Mar de fondo

La novela de Violeta Serrano se titula 'Hijas de Nadie'.

Se metió en el mar con una cesta de plástico morada y unas flores dentro. Hacía bastante frío y no llevaba bañador: entró en calzones. Y se alejó poco a poco de la orilla, esperando que las olas cubriesen un poco más sus piernas, un poco más su vientre, hasta traspasar sus hombros. A la tercera embestida soltó y la cesta siguió su viaje. Pero no fue, seguramente, como lo había imaginado. Porque la cesta no se perdió, mansa, cabalgando las olas hasta romper el horizonte. La verdad es que a la siguiente oleada las flores volaron por los aires y la cesta quedó sola, vagando a la deriva. A los cinco minutos otra bañista, preocupada por la contaminación del mar, agarró la cestita enojada y la tiró a la mierda. Cuando terminé mi paseo por la playa de los Locos, la famosa cesta estaba entre las rocas, al lado de una papelera próxima a la escalera de acceso. 

La vida es un poco eso: tolerar frustraciones y, a partir de ahí, tratar de salir a flote incluso con el cuerpo agarrotado por el frío helado del mar del norte en invierno. Para buscar el ancla de la que tomar amarre para recalcular los pasos, pienso qué me hizo feliz en otro tiempo. Y lo pienso intentando no hacerme trampas como la cesta en el mar. No es la imagen que yo tengo idealizada: es la realidad que te tambalea hasta hacerte caer, que te tritura mostrándote cómo las flores se desperdigan y desaparecen sin que a nadie le importe demasiado. 

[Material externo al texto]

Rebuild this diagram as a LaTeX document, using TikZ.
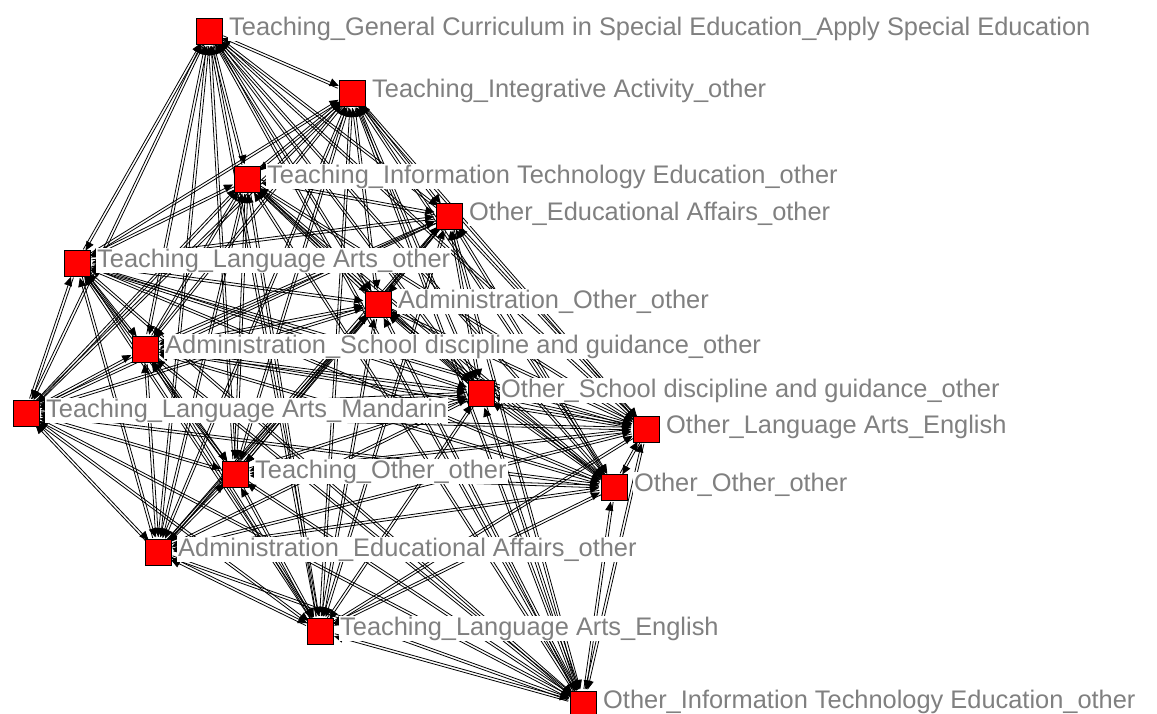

Partiendo de esta premisa pensé en qué momento fui feliz y acordé conmigo misma que he tenido varios y muy intensos. Casi todos vinculados a la escritura y a la capacidad de llevar a cabo proyectos: hacerlos realidad, verlos crecer, dejarlos caminar solos. Como los libros. Pero los libros, ay, los libros, son otra cosa: son un juego de espejos con mi impaciencia, son un lugar del que siempre quiero huir y no hay caso. Corro en dirección contraria y las ideas vuelven, como un bufón en medio del palacio de mi aparente serenidad. La escritura es una maldición y un refugio al mismo tiempo. Decía Carmen Laforet que ‘si uno es escritor, escribe siempre, aunque no quiera hacerlo, aunque trate de escapar a esa dudosa gloria y a ese sufrimiento real que se merece por seguir una vocación’. Y tiene razón. No hay modo de huir. Lo mejor es asumirlo. Aceptar que se va a sufrir, sí, que sólo en pequeñas ocasiones tendrás destellos de cegadora felicidad, que sólo si se alinean ciertos astros podrás, tal vez, algún día, domar esa pasión.

He vuelto a escribir porque creo que sólo en esos momentos soy realmente la muchacha que reconozco ante el espejo. La que soñó ser escritora y lo logró. La que se fue del camino porque sintió otras urgencias. La que cree, sin embargo, que solo en ese paréntesis que es la escritura hay un verdadero refugio para el dragón que le camina por el esófago y las clavículas hasta anidarle en la garganta. Cada cual tiene su paz, la cuestión es reconocerla, no perderla en el trayecto, no librar la vida a una brújula que puedan dirigir otros. No renunciar a lo que una es. 

Por eso, tal vez por eso, me animo a publicar una novela pronto. Por eso, tal vez por eso, esta vez lo haré desde casa: la editorial leonesa Mr. Griffin me hace hueco en su sello Mrs. Danvers para que Hijas de nadie sea al fin real. El libro ya está en marcha y me temo que no hay vuelta atrás. Solo queda esperar el oleaje y amarrarse a la frase de Laforet mientras observo esa cesta empotrada entre las piedras del acantilado.